Since its been a while, I'm going to sum the context of the original point I was making.
Quoting Philosophim
Now lets refer to your examples.
Quoting Ecurb
Nothing is. What is good and evil is all about context. I'm assuming you're referring to a response I had to Questioner.
Quoting Philosophim
First, this is a statement of context with Questioner. We are having a discussion on a philosophy board. No one is holding anyone at gunpoint. The goal of communication between good parties is to use accurate language to convey concepts as clearly as possible, then let them respond to that understanding. When you begin to use manipulative language, you distort language clarity for your own purposes.

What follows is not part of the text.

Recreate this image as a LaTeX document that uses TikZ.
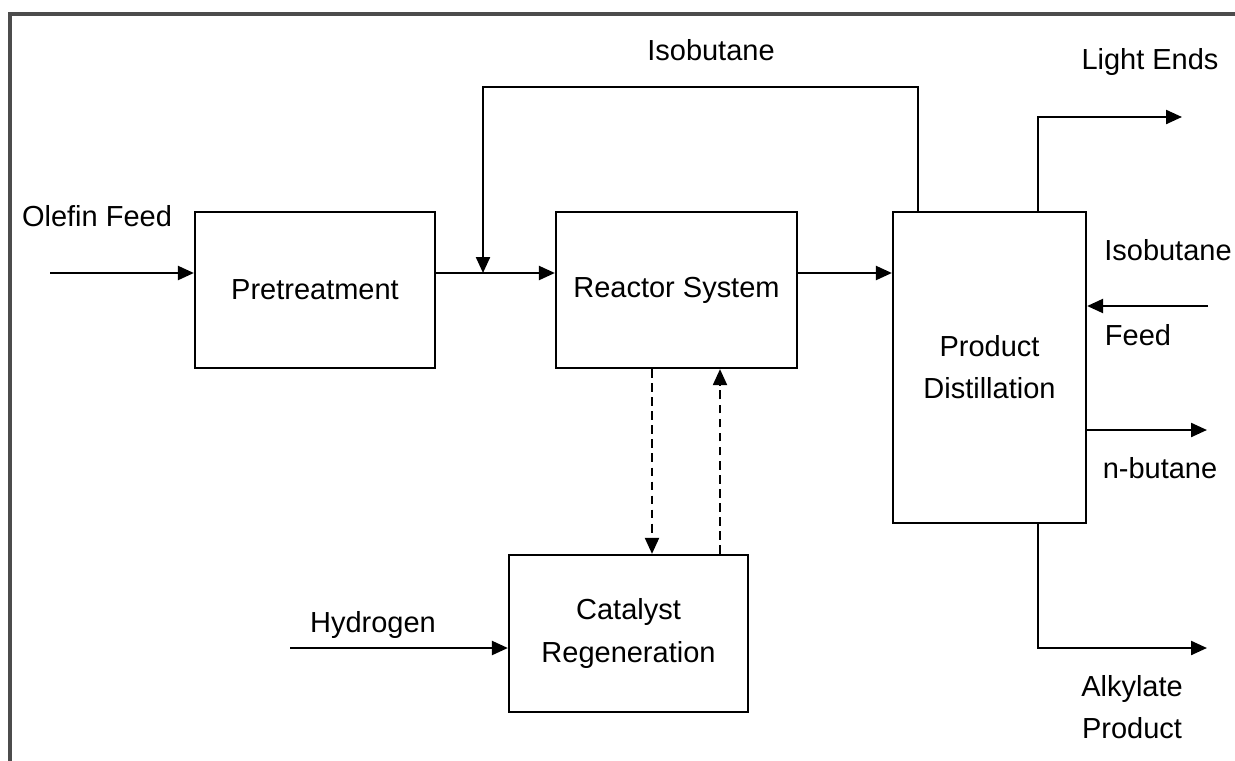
\documentclass[tikz,border=0pt]{standalone}
\usepackage{fontspec}
\setmainfont{Liberation Sans}
\usetikzlibrary{arrows.meta}
\tikzset{
	unit/.style={draw, line width=1.3pt, inner sep=0pt, align=center},
	flow/.style={line width=1.3pt, -{Triangle[length=3.2mm,width=2.8mm]}},
	loop/.style={line width=1.2pt, dashed, dash pattern=on 5pt off 3pt, -{Triangle[length=3.2mm,width=2.8mm]}},
	lbl/.style={inner sep=0pt, align=center}
}
\begin{document}
\begin{tikzpicture}[x=0.02cm, y=-0.02cm, font=\fontsize{16.5}{24}\selectfont]
	\useasboundingbox (0, 0) rectangle (1235, 761);
	\draw[line width=2pt, black!70] (10, 761) -- (10, 14) -- (1235, 14);

	% units
	\node[unit, minimum width=4.8cm, minimum height=3.12cm] (pre) at (315, 290) {Pretreatment};
	\node[unit, minimum width=4.82cm, minimum height=3.12cm] (reactor) at (676.5, 290) {Reactor System};
	\node[unit, minimum width=3.86cm, minimum height=6.22cm] (dist) at (989.5, 367.5) {Product\\Distillation};
	\node[unit, minimum width=4.78cm, minimum height=3.14cm] (regen) at (628.5, 633.5) {Catalyst\\Regeneration};

	% stream labels
	\node[lbl] (olefinlbl) at (97, 216) {Olefin Feed};
	\node[lbl] (recyclelbl) at (711, 50) {Isobutane};
	\node[lbl] (lightlbl) at (1150, 62) {Light Ends};
	\node[lbl] (isofeedlbl) at (1168, 250) {Isobutane};
	\node[lbl] (feedlbl) at (1138, 335) {Feed};
	\node[lbl] (butanelbl) at (1160, 468) {n-butane};
	\node[lbl] (hydrolbl) at (373, 625) {Hydrogen};
	\node[lbl] (alkylbl) at (1132, 707) {Alkylate\\Product};

	% free ends
	\coordinate (olefin) at (50, 273);
	\coordinate (recycle) at (483, 273);
	\coordinate (rectop) at (918, 87);
	\coordinate (light) at (1182, 117);
	\coordinate (isofeed) at (1208, 306);
	\coordinate (butane) at (1207, 430);
	\coordinate (alky) at (1207, 648);
	\coordinate (hydro) at (290, 648);

	% main line
	\draw[flow] (olefin) -- (olefin -| pre.west);
	\draw[flow] (pre.east |- olefin) -- (reactor.west |- olefin);
	\draw[flow] (reactor.east |- olefin) -- (dist.west |- olefin);
	\draw[flow] (rectop |- dist.north) -- (rectop) -- (rectop -| recycle) -- (recycle);

	% products
	\draw[flow] (dist.north -| 1038, 0) -- (1038, 0 |- light) -- (light);
	\draw[flow] (isofeed) -- (isofeed -| dist.east);
	\draw[flow] (dist.east |- butane) -- (butane);
	\draw[flow] (dist.south -| 1038, 0) -- (1038, 0 |- alky) -- (alky);

	% catalyst loop
	\draw[loop] (reactor.south -| 652, 0) -- (regen.north -| 652, 0);
	\draw[loop] (regen.north -| 720, 0) -- (reactor.south -| 720, 0);
	\draw[flow] (hydro) -- (hydro -| regen.west);
\end{tikzpicture}
\end{document}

The only reason you would do this is because you fear that if the other person has a clear understanding of the picture, they won't give you what you want, or you'll have to admit that what you hold isn't correct.
I find this to be evil. It is selfish, a misuse of intelligence, and the break of trust and open communication that people need to have a clear eye about concepts. Now, in a different context, one where both parties are not attempting to clearly communicate with respect and freedom, do things change? Of course. Stabbing another person because they disagree with you is usually wrong, but if the other person who's disagreeing with you is about to murder people and there is nothing else you can do to stop it, stabbing them first is good. Of course, this requires a clear instance of what is good and evil to make such a call, and 'deciding' "That person is evil, I'm going to stab them," without careful justification leads to the stabber being the evil one.
So the context I am noting is that in a polite and non-coersive conversation between two people, using manipulative language to get what you want when the other person would not give you what you want if you used clear language, is wrong.